Much of the time it does, albeit on tracks that barely require a singer's presence to get their work done. And that's one reason they work so well. Since the often-robotic sounding Spears doesn't seem to have it together enough to make a personalized emotional statement on Blackout, the album is refreshingly free of buzz-kill ballads, and the beats per minute rarely ebb.

Spears is largely a blank slate, though she does have two cowriting credits, on "Ooh Ooh Baby" and "Freakshow" - which rhymes with "peep show," which is what she says she wants to give us. But she's also the muse who brought all these beats together - or is, at least, the international superstar-slash-train wreck whose comeback CD any self-respecting big-shot producer would want his name on.

There are two songs on Blackout in which Spears means to say something serious about who she is, though amusingly, they're songs that she didn't have a hand in writing. One, written by pop star and Neptunes producer Pharrell Williams, is "Why Should I Be Sad," which seems to be aimed at Federline, with whom she expresses disappointment for "the stupid frickin' things that you do."

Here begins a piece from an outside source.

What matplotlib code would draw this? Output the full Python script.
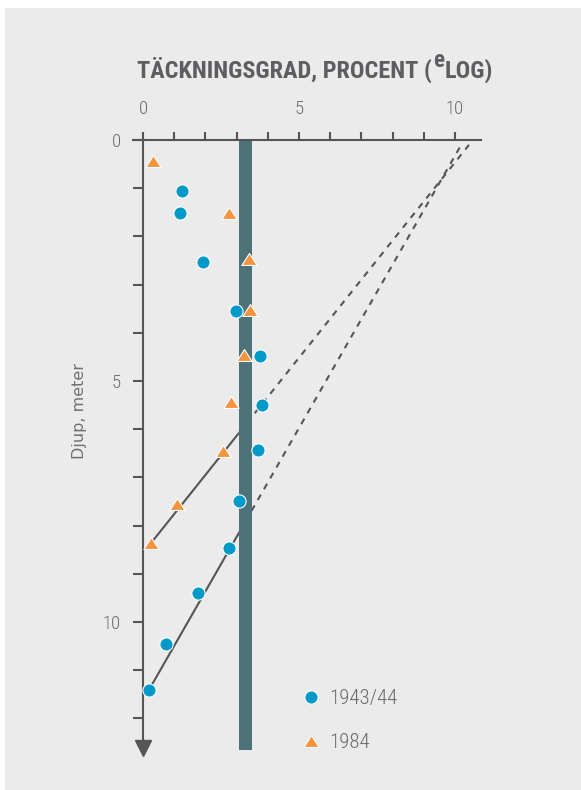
import numpy as np
import matplotlib.pyplot as plt
from matplotlib import font_manager as fm
from matplotlib.patches import Rectangle
from matplotlib.path import Path

W, H = 581, 790

# --- data ---
depth_1943 = [1.06, 1.51, 2.53, 3.55, 4.48, 5.5, 6.43, 7.49, 8.46, 9.4, 10.46, 11.41]
cover_1943 = [1.25, 1.19, 1.92, 2.98, 3.75, 3.81, 3.69, 3.08, 2.76, 1.76, 0.74, 0.19]
depth_1984 = [0.44, 1.51, 2.47, 3.53, 4.46, 5.44, 6.45, 7.55, 8.36]
cover_1984 = [0.32, 2.76, 3.40, 3.43, 3.24, 2.82, 2.56, 1.09, 0.26]

# fitted lines: (cover, depth) at deep end and at surface
fit_1943 = [(0.19, 11.41), (10.2, 0.1)]
fit_1984 = [(0.26, 8.36), (10.45, 0.1)]

band_x = 3.28      # vertical band (reference level)
band_w = 0.40
band_depth = 12.66

xticks_major = [0, 5, 10]
yticks_major = [0, 5, 10]

GRAY = '#5e5e62'
AX = '#555555'
BLUE = '#0099c8'
ORANGE = '#f5933f'
BAND = '#4d7279'
BG = '#ebebeb'

# pick the narrowest installed sans
names = {f.name for f in fm.fontManager.ttflist}
cond = 'Roboto'
for n in ['Roboto Condensed', 'Liberation Sans Narrow', 'Open Sans Condensed', 'Roboto', 'Lato']:
    if n in names:
        cond = n
        break
stretch = 'normal'
if cond == 'Roboto' and any(f.name == 'Roboto' and f.stretch == 'condensed' for f in fm.fontManager.ttflist):
    stretch = 'condensed'

fig = plt.figure(figsize=(W / 100, H / 100), dpi=100, facecolor='white')
fig.patches.append(Rectangle((5 / W, 0), 1, 1 - 8 / H, transform=fig.transFigure,
                             facecolor=BG, edgecolor='none', zorder=-10))

# axes placed so that x=0 -> px 143, x=10 -> px 455, y=0 -> px 140, y=10 -> px 622
px_x, px_y = 31.2, 48.2
x0, x1 = -1, 11
y0, y1 = -1, 13
left = (143 + x0 * px_x) / W
right = (143 + x1 * px_x) / W
top = (140 + y0 * px_y)
bot = (140 + y1 * px_y)
ax = fig.add_axes([left, 1 - bot / H, right - left, (bot - top) / H])
ax.set_xlim(x0, x1)
ax.set_ylim(y1, y0)
ax.patch.set_visible(False)

for s in ['bottom', 'right']:
    ax.spines[s].set_visible(False)
ax.spines['top'].set_position(('data', 0))
ax.spines['top'].set_bounds(-0.32, 10.83)
ax.spines['left'].set_position(('data', 0))
ax.spines['left'].set_bounds(0, 12.6)
for s in ['top', 'left']:
    ax.spines[s].set_color(AX)
    ax.spines[s].set_linewidth(1.5)

ax.xaxis.set_ticks_position('top')
ax.set_xticks(xticks_major)
ax.set_xticks(np.arange(0, 11), minor=True)
ax.set_yticks(yticks_major)
ax.set_yticks(np.arange(0, 13), minor=True)
ax.tick_params(axis='both', which='both', color=AX, width=1.5, direction='out')
ax.tick_params(axis='x', which='both', length=6, pad=10)
ax.tick_params(axis='y', which='both', length=7, pad=9)
ax.tick_params(labelsize=13.5, labelcolor='#6a6a6a')
for lab in ax.get_xticklabels() + ax.get_yticklabels():
    lab.set_family(cond)
    lab.set_stretch(stretch)
    lab.set_fontweight('light')

# arrow head at the bottom of the depth axis
ax.plot([0], [12.62], marker='v', markersize=12, color=AX, clip_on=False, zorder=3)

# band
ax.bar(band_x, band_depth, width=band_w, bottom=0, color=BAND, zorder=2)

# fit lines: solid up to the band, dashed beyond
def fit_line(p):
    (xa, ya), (xb, yb) = p
    xs = band_x - band_w / 2
    t = (xs - xa) / (xb - xa)
    ys = ya + t * (yb - ya)
    ax.plot([xa, xs], [ya, ys], color=AX, lw=1.5, zorder=1, solid_capstyle='butt')
    ax.plot([xs, xb], [ys, yb], color=AX, lw=1.5, zorder=1, dashes=(3, 3))

fit_line(fit_1943)
fit_line(fit_1984)

tri = Path([(0, 0.78), (-1, -0.78), (1, -0.78), (0, 0.78)],
           [Path.MOVETO, Path.LINETO, Path.LINETO, Path.CLOSEPOLY])
h1, = ax.plot(cover_1943, depth_1943, 'o', ms=9.5, mfc=BLUE, mec='white', mew=0.8,
              zorder=4, clip_on=False, label='1943/44')
h2, = ax.plot(cover_1984, depth_1984, marker=tri, ls='none', ms=11, mfc=ORANGE, mec='white',
              mew=0.8, zorder=4, clip_on=False, label='1984')

leg = ax.legend(handles=[h1, h2], loc='upper left', bbox_to_anchor=(301 / W, 1 - 689 / H),
                bbox_transform=fig.transFigure, frameon=False, handlelength=1.0,
                handletextpad=0.35, labelspacing=1.2, borderpad=0, borderaxespad=0,
                prop={'family': cond, 'size': 15, 'stretch': stretch, 'weight': 'light'})
for t in leg.get_texts():
    t.set_color('#6a6a6a')

# y label
fig.text(80 / W, 1 - 411 / H, 'Djup, meter', rotation=90, ha='center', va='center',
         fontsize=11.5, color='#707070', family='DejaVu Sans')

# title in three pieces for the raised "e", sized to span px 137..493
def title(fs):
    tkw = dict(fontsize=fs, fontweight='bold', color=GRAY, family=cond, stretch=stretch,
               va='baseline', ha='left')
    t1 = fig.text(137 / W, 1 - 78 / H, 'TÄCKNINGSGRAD, PROCENT (', **tkw)
    bb = t1.get_window_extent(r)
    t2 = fig.text((bb.x1 + 1) / W, 1 - 67 / H, 'e', **{**tkw, 'fontsize': fs * 0.95})
    bb2 = t2.get_window_extent(r)
    t3 = fig.text((bb2.x1 + 1) / W, 1 - 78 / H, 'LOG)', **tkw)
    return [t1, t2, t3], t3.get_window_extent(r).x1

fig.canvas.draw()
r = fig.canvas.get_renderer()
parts, x_end = title(20)
fs = 20 * (493 - 137) / (x_end - 137)
for p in parts:
    p.remove()
title(fs)

fig.savefig('out.png', dpi=100, facecolor=fig.get_facecolor())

And the other is B&A's grabby "Piece Of Me," in which she refers to herself as "Miss American Dream since I was 17," and sings, "I'm Mrs. Lifestyles of the Rich & Famous / I'm Mrs. Oh-My-God that Britney's shameless."

Which she again proves herself to be, getting off a few good lines as she portrays herself as an unjustly persecuted working mother: "I'm Miss Bad Media Karma, another day, another drama / Guess I can't see no harm in working and being a mama."

There certainly is no harm in that, though there's also nothing on the hearty-partying Blackout to suggest that Spears is focused on attaining the skills to become a model parent any time soon. But being a pop star? She still knows how to do that.